Plans were laid even before the inauguration to eliminate the “Waters of the United States” or Clean Water Rule. In 2001 and 2006, two oblique Supreme Court rulings cast doubt on the extent of the CWA’s jurisdiction, and the Obama Administration engaged in a lengthy rulemaking process to clarify the authority of the CWA to protect small streams and wetlands that contribute to the drinking water supplies of one in three Americans. After years of painstaking scientific, economic and legal analysis, hundreds of public meetings, and a comment period that produced over a million comments, the Clean Water Rule was adopted, reaffirming the CWA’s authority. Shortly after taking office, President Trump and Administrator Pruitt launched an effort to sweep away this carefully crafted rule and once again expose hundreds of thousands of miles of small streams and wetlands to unregulated pollution and degradation.
So, at a time when action to protect the nation’s water resources should be ramping up – according to a recent poll the public’s concerns about clean water are at their highest level in over 15 years – the Trump Administration is doing exactly the opposite. And don’t let the Administration’s much ballyhooed initiative on infrastructure (which the president may tout in his speech) fool you. A draft of the plan that began circulating a few days ago reveals it to be an industry wish list of exemptions from the nation’s bedrock environmental laws that would further undermine protection for rivers, streams and clean water.

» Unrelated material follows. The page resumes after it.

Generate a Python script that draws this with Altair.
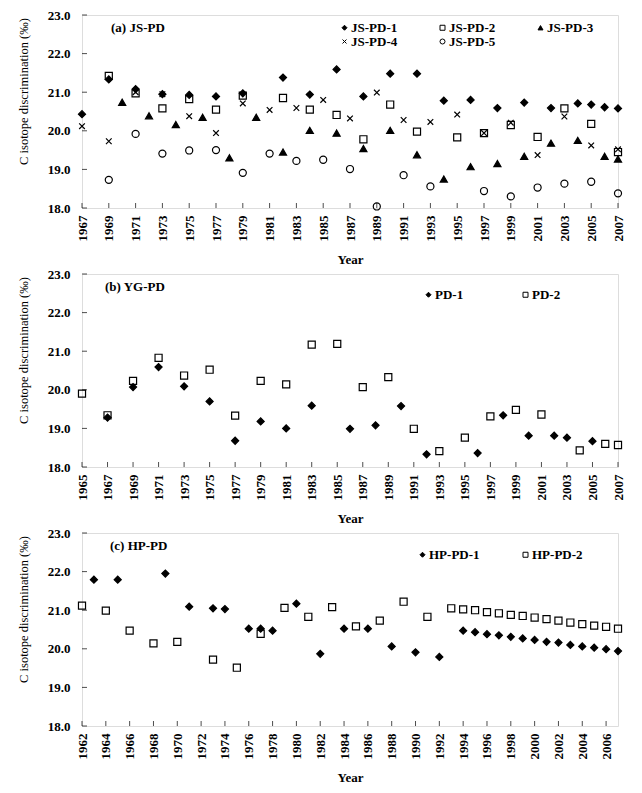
import altair as alt
import pandas as pd

# ---------------- Panel (a) JS-PD ----------------
js1_years = [1967, 1969, 1971, 1973, 1975, 1977, 1979, 1982, 1984, 1986, 1988, 1990, 1992, 1994, 1996, 1998, 2000, 2002, 2004, 2005, 2006, 2007]
js1_vals = [20.43, 21.33, 21.08, 20.95, 20.93, 20.89, 20.97, 21.38, 20.94, 21.59, 20.89, 21.48, 21.48, 20.78, 20.80, 20.59, 20.73, 20.59, 20.71, 20.68, 20.61, 20.58]
js2_years = [1969, 1971, 1973, 1975, 1977, 1979, 1982, 1984, 1986, 1988, 1990, 1992, 1995, 1997, 1999, 2001, 2003, 2005, 2007]
js2_vals = [21.42, 20.97, 20.58, 20.82, 20.55, 20.91, 20.85, 20.55, 20.41, 19.78, 20.68, 19.98, 19.83, 19.94, 20.15, 19.84, 20.58, 20.18, 19.45]
js3_years = [1970, 1972, 1974, 1976, 1978, 1980, 1982, 1984, 1986, 1988, 1990, 1992, 1994, 1996, 1998, 2000, 2002, 2004, 2006, 2007]
js3_vals = [20.74, 20.39, 20.16, 20.35, 19.30, 20.35, 19.45, 20.01, 19.94, 19.54, 20.01, 19.38, 18.75, 19.07, 19.15, 19.34, 19.68, 19.75, 19.34, 19.27]
js4_years = [1967, 1969, 1971, 1973, 1975, 1977, 1979, 1981, 1983, 1985, 1987, 1989, 1991, 1993, 1995, 1997, 1999, 2001, 2003, 2005, 2007]
js4_vals = [20.12, 19.73, 21.00, 20.95, 20.38, 19.94, 20.71, 20.54, 20.59, 20.80, 20.32, 20.99, 20.28, 20.23, 20.42, 19.94, 20.21, 19.37, 20.37, 19.62, 19.52]
js5_years = [1969, 1971, 1973, 1975, 1977, 1979, 1981, 1983, 1985, 1987, 1989, 1991, 1993, 1997, 1999, 2001, 2003, 2005, 2007]
js5_vals = [18.73, 19.92, 19.41, 19.49, 19.50, 18.91, 19.41, 19.22, 19.25, 19.01, 18.04, 18.85, 18.56, 18.44, 18.30, 18.53, 18.63, 18.68, 18.38]

# ---------------- Panel (b) YG-PD ----------------
pd1_years = [1967, 1969, 1971, 1973, 1975, 1977, 1979, 1981, 1983, 1986, 1988, 1990, 1992, 1996, 1998, 2000, 2002, 2003, 2005]
pd1_vals = [19.28, 20.07, 20.59, 20.09, 19.70, 18.68, 19.18, 19.00, 19.59, 18.99, 19.08, 19.58, 18.33, 18.36, 19.34, 18.81, 18.81, 18.76, 18.67]
pd2_years = [1965, 1967, 1969, 1971, 1973, 1975, 1977, 1979, 1981, 1983, 1985, 1987, 1989, 1991, 1993, 1995, 1997, 1999, 2001, 2004, 2006, 2007]
pd2_vals = [19.90, 19.34, 20.23, 20.83, 20.37, 20.52, 19.33, 20.23, 20.14, 21.17, 21.19, 20.07, 20.33, 18.99, 18.41, 18.76, 19.31, 19.48, 19.36, 18.43, 18.60, 18.57]

# ---------------- Panel (c) HP-PD ----------------
hp1_years = [1963, 1965, 1969, 1971, 1973, 1974, 1976, 1977, 1978, 1980, 1982, 1984, 1986, 1988, 1990, 1992,
             1994, 1995, 1996, 1997, 1998, 1999, 2000, 2001, 2002, 2003, 2004, 2005, 2006, 2007]
hp1_vals = [21.79, 21.79, 21.95, 21.09, 21.05, 21.03, 20.52, 20.52, 20.47, 21.17, 19.87, 20.52, 20.52, 20.06, 19.91, 19.79,
            20.47, 20.43, 20.38, 20.35, 20.31, 20.27, 20.23, 20.18, 20.16, 20.10, 20.06, 20.03, 19.99, 19.94]
hp2_years = [1962, 1964, 1966, 1968, 1970, 1973, 1975, 1977, 1979, 1981, 1983, 1985, 1987, 1989, 1991,
             1993, 1994, 1995, 1996, 1997, 1998, 1999, 2000, 2001, 2002, 2003, 2004, 2005, 2006, 2007]
hp2_vals = [21.12, 20.99, 20.47, 20.14, 20.18, 19.72, 19.51, 20.39, 21.06, 20.83, 21.08, 20.58, 20.73, 21.22, 20.83,
            21.05, 21.02, 21.00, 20.95, 20.92, 20.88, 20.85, 20.81, 20.77, 20.73, 20.68, 20.64, 20.60, 20.57, 20.52]

y_ticks = [18, 19, 20, 21, 22, 23]
xticks_a = list(range(1967, 2008, 2))
xticks_b = list(range(1965, 2008, 2))
xticks_c = list(range(1962, 2007, 2))

FONT = "Liberation Serif"
W, H = 536, 193
XSHAPE = "M-0.8,-0.8L0.8,0.8M-0.8,0.8L0.8,-0.8"


def long_df(series):
    rows = []
    for name, ys, vs in series:
        for y, v in zip(ys, vs):
            rows.append({"series": name, "year": y, "value": v})
    return pd.DataFrame(rows)


def panel(series, shapes, fills, xdomain, xticks, label, label_x, leg_x, leg_y, leg_cols, col_pad):
    df = long_df(series)
    names = [s[0] for s in series]
    xenc = alt.X("year:Q",
                 scale=alt.Scale(domain=xdomain, nice=False, zero=False),
                 axis=alt.Axis(values=xticks, format="d", labelAngle=270, labelAlign="right",
                               labelBaseline="middle", title="Year", tickSize=0, domain=False,
                               grid=False, labelPadding=7, titlePadding=12,
                               labelFont=FONT, labelFontSize=13, labelFontWeight="bold", labelColor="black",
                               titleFont=FONT, titleFontSize=13, titleFontWeight="bold", titleColor="black"))
    yenc = alt.Y("value:Q",
                 scale=alt.Scale(domain=[18, 23], nice=False, zero=False),
                 axis=alt.Axis(values=y_ticks, format=".1f", title="C isotope discrimination (‰)",
                               tickSize=0, domain=False, grid=False, labelPadding=12,
                               titleX=-52, titleY=76,
                               labelFont=FONT, labelFontSize=13, labelFontWeight="bold", labelColor="black",
                               titleFont=FONT, titleFontSize=12.5, titleFontWeight="normal", titleColor="black"))
    leg = alt.Legend(orient="none", legendX=leg_x, legendY=leg_y, columns=leg_cols,
                     direction="horizontal", title=None, symbolSize=25,
                     symbolStrokeColor="black", symbolStrokeWidth=1,
                     labelFont=FONT, labelFontSize=13, labelFontWeight="bold", labelColor="black",
                     columnPadding=col_pad, rowPadding=0, symbolOffset=0, labelOffset=0)
    pts = alt.Chart(df).mark_point(filled=True, size=50, strokeWidth=1.2, opacity=1).encode(
        x=xenc, y=yenc,
        shape=alt.Shape("series:N", scale=alt.Scale(domain=names, range=shapes), legend=leg),
        fill=alt.Fill("series:N", scale=alt.Scale(domain=names, range=fills), legend=leg),
        stroke=alt.Stroke("series:N", scale=alt.Scale(domain=names, range=["black"] * len(names)), legend=leg),
    )
    xt = alt.Chart(pd.DataFrame({"year": xticks})).mark_tick(
        color="black", thickness=1, size=5, orient="vertical").encode(x=xenc, y=alt.value(H - 2.5))
    yt = alt.Chart(pd.DataFrame({"value": y_ticks})).mark_tick(
        color="black", thickness=1, size=5, orient="horizontal").encode(y=yenc, x=alt.value(2.5))
    txt = alt.Chart(pd.DataFrame({"t": [label]})).mark_text(
        align="left", baseline="middle", font=FONT, fontSize=13, fontWeight="bold", color="black"
    ).encode(text="t:N", x=alt.value(label_x), y=alt.value(13))
    return alt.layer(pts, xt, yt, txt).properties(width=W, height=H)


pa = panel(
    [("JS-PD-1", js1_years, js1_vals), ("JS-PD-2", js2_years, js2_vals), ("JS-PD-3", js3_years, js3_vals),
     ("JS-PD-4", js4_years, js4_vals), ("JS-PD-5", js5_years, js5_vals)],
    ["diamond", "square", "triangle-up", XSHAPE, "circle"],
    ["black", "transparent", "black", "transparent", "transparent"],
    [1967, 2007], xticks_a, "(a) JS-PD", 29, 256, 6, 3, 38)

pb = panel(
    [("PD-1", pd1_years, pd1_vals), ("PD-2", pd2_years, pd2_vals)],
    ["diamond", "square"], ["black", "transparent"],
    [1965, 2007], xticks_b, "(b) YG-PD", 23, 340, 14, 2, 55)

pc = panel(
    [("HP-PD-1", hp1_years, hp1_vals), ("HP-PD-2", hp2_years, hp2_vals)],
    ["diamond", "square"], ["black", "transparent"],
    [1962, 2007], xticks_c, "(c) HP-PD", 28, 334, 15, 2, 39)

chart = alt.vconcat(pa, pb, pc, spacing=0).resolve_scale(
    x="independent", y="independent", shape="independent", fill="independent", stroke="independent"
).resolve_legend(shape="independent", fill="independent", stroke="independent").properties(
    padding={"left": 8, "top": 0, "right": 5, "bottom": 5}
).configure_view(stroke="black", strokeWidth=1.5).configure(background="white")

chart.save("out.html", embed_options={"renderer": "svg", "actions": False})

If that sounds bleak…well…it is pretty bleak. Fortunately, folks all over the country are rising to meet the challenge of protecting rivers and clean water despite the headwinds created by a president hostile to environmental protection. American Rivers and allies will challenge the rollback of the Clean Water rule in federal court, arguing that the administration’s effort to sweep away the rule is not only unwise but unlawful. States from California to Maryland are investing in water infrastructure the right way, with dam removal and river and floodplain restoration projects that promote water quality, improve public safety, and provide wildlife habitat and recreational opportunities. Partnerships between landowners, NGOs, local governments and Native American tribes are implementing watershed restoration and management projects that benefit local communities as well as fish and wildlife. Cities across the country are pioneering integrated water management approaches to secure drinking water supplies and better manage pollution from sewer overflows and urban run-off. Stakeholders are working together to better allocate scarce water resources in response to drought, and promoting natural infrastructure – rivers floodplains, and wetlands – that can often be as effective as concrete and pipes at purifying and delivering drinking water to communities, and at a significantly reduced cost.
None of this can replace an active federal government promoting strong protection for rivers and clean water and investing the billions of dollars necessary to effectively address the decay of our water infrastructure. Until we return to that kind of federal leadership, we must do everything we can to hold the line for rivers and clean water.